09/11/2012 11:31 am ET Updated Dec 06, 2017

56 Days Till Minnesota Votes on My Family

2012-09-08-tshirt.jpgThe most basic act of voter education and persuasion that I incorporate into daily life as the anti-gay-marriage amendment approaches in Minnesota is to walk around in a T-shirt that says, "Vote No: Don't Limit the Freedom to Marry."

Based on my experiences, here are 10 pointers on how this shirt can have the greatest effect on voters. If you have ideas from wearing your own shirt, I'd love to hear them!

1. Wear the shirt with love and kindness. Put it on as an act of courage, but also as an act of connection to people. Though the shirt declares "Vote No" in bold letters, folks will pick it up if they feel that you are saying "no, thank you!" as opposed to, "hell no!" Undecided voters will not be drawn to talking to you if they read you as saying "hell no!" It's Minnesota. People like to think we are nice.

2. Smile at people when you wear it. Expect them to offer you support. Occasionally people will glare at you, or worse. Keep smiling. Don't fight with them.

3. Wear it places where people have a chance to talk to you: at the dog park, waiting in line, at PTA meetings, at the gym. Allow time for conversations about it.

4. Allow people to come to you. Sit back. Don't thrust your chest in people's faces. If you are gentle and allow space, many of them will approach you.
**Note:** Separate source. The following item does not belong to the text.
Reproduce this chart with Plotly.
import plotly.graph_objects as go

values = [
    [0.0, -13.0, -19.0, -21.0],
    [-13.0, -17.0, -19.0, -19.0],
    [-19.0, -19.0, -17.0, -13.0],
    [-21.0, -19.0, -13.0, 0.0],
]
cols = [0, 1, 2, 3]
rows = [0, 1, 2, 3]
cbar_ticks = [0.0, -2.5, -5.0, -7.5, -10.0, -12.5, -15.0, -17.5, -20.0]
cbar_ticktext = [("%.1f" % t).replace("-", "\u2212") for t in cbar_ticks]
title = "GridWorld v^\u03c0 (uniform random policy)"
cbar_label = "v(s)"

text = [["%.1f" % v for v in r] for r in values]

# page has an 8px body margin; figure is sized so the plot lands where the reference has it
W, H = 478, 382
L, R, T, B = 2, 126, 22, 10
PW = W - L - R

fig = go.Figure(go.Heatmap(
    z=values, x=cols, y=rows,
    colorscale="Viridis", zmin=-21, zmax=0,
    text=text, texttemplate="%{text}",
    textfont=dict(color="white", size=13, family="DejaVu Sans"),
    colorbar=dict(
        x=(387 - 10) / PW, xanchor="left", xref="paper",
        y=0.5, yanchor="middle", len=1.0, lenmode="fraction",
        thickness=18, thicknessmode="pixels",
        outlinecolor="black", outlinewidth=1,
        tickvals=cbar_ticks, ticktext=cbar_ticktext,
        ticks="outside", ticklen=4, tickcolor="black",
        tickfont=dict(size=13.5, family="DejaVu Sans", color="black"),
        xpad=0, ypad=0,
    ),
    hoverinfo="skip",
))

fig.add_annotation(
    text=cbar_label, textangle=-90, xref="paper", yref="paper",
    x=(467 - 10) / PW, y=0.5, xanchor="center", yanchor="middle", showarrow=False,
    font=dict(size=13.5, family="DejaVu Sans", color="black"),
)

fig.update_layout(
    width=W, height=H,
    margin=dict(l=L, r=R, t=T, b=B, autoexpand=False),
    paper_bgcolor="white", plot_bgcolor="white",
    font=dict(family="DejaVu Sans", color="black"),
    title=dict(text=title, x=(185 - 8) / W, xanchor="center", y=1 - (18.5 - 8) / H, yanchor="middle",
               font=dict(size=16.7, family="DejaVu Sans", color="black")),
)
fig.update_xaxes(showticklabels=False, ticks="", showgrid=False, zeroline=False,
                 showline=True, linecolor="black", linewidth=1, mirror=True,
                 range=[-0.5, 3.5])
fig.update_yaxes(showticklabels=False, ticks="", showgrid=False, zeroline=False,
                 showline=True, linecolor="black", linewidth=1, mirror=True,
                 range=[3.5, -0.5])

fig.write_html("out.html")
5. In my experience, the most common thing that people will say to you is that they don't understand the amendment. What precisely does a "no" vote mean? I have found that the easiest thing to say is, "A 'no' vote means, 'No, don't change our constitution.'" And then I add, "I tell myself, 'No-vember!'" I avoid saying or implying things like, "A 'no' vote means you are not a homophobic jerk." I offer the answer in a neutral tone.

6. If they are quiet but remain close by, I'll ask them, "Have you considered how you are going to vote on this amendment?"

7. If they say, "I'm definitely going to vote against it! I am very upset that it is on the ballot," I say, "Do you know that unless people like you and I have thousands of conversations between now and the election, we are going to lose the vote?" Engage them in how they might have conversations. Encourage them to do canvassing or phone banking, or to go to a training to role play difficult conversations with people they know. Ask them who they might talk with who is undecided. Talk to them about being nonjudgmental, and personal.

8. If they say, "I'm just not sure," I ask, "Would you like to hear why I am voting against it?" And I say that softly, again, invitingly. They may say, "Not really," in which case I smile and say, "Good luck with your own decision making," and don't force myself on them. This in turn may lead them to say, "Aww, go ahead then." At this point, I speak personally and from the heart about how this amendment tells my family that we are not as good as others, that we are not welcome in Minnesota, that I am hurt by this vote, as is my child. I speak my own story, using words about pain and hurt. I speak my emotional truth, which they can't argue with, rather than trying to convince them with facts.

9. If they say, "I'm for sure voting for it. Marriage is between one man and one woman," or something like that, and they seem adamant, I don't argue with them. I just smile at them and say something like, "I hope someday you will change your mind on that." There aren't enough hours in the day to proof text the Bible or argue about what is bigotry and what isn't.

10. However the conversation has gone, I give myself a secret invisible pat on the back for having it, for staying true to myself, for not losing it or getting my buttons pushed. If someone was mean to me, I shake or walk it off, maybe talk to someone about it, and pet my dog if I'm at the dog park. I restore equilibrium so that I'm ready for the next moment when my shirt might be a catalyst for changing votes!

If I'm out in the garden for hours on end, yard signs can also allow conversations to take place. Shirts are a lot more personal than yard signs, though. And, bumper stickers... I don't know how to turn those into voter education and persuasion!